Microsoft warns of an Outlook vulnerability that is reportedly being used in targeted attacks. At the March 2023 Patch Microsoft released the update for the zero-day vulnerability tracked as CVE-2023-23397.

Specifically, in a chain of attacks described by Microsoft experts, the vulnerability allowed attackers to gain unauthorized access to an Exchange server and change email folder permissions for persistent access.

What is it: CVE-2023-23397

The CVE-2023-23397 vulnerability is of the Elevation of Privilege type and could allow an attacker to use a specially crafted email to force victim devices to connect to a remote URL to which the Net-NTLMv2 hash of the compromised Windows account is subsequently transmitted.

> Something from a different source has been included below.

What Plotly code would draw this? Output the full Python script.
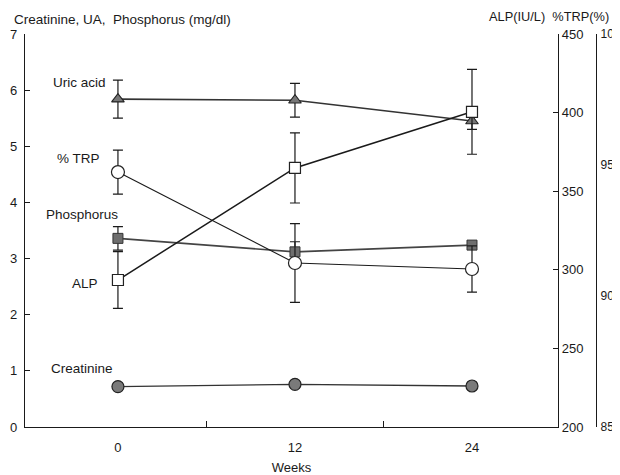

Microsoft has also published a PowerShell script that allows users to check their Exchange servers for traces of compromise in any attacks they have already suffered. Any “negative” result in running the script does not certify that one’s systems have not been compromised.

Analize all Server Activities

For this reason, Microsoft itself recommends carefully analyzing server activity by scanning the logs of the firewall, proxies, any VPNs or remote desktop protocols (RDP).

At the same time, it is also useful to check for signs of compromise at endpoints in your organization by analyzing Windows event logs and, if available, telemetry from endpoint detection and response (EDR) solutions.

In any case, it is important to install the vulnerability update CVE-2023-23397 as soon as possible. In the same security bulletin Microsoft also suggest taking some risk mitigation measures to prevent exploitation of the vulnerability.

What can you do?

Should a user be compromised, it is important to reset the passwords of all accounts connected to the computers with which the user has interacted and initiate the necessary incident response activities.

  • It is important to always enable multi-factor authentication to mitigate the impact of potential Net-NTLMv2 attacks.
  • Disable unnecessary services on Exchange.
  • Limit SMB traffic by blocking connections on ports 135 and 445 from all incoming IP addresses except those on a controlled list of permissions.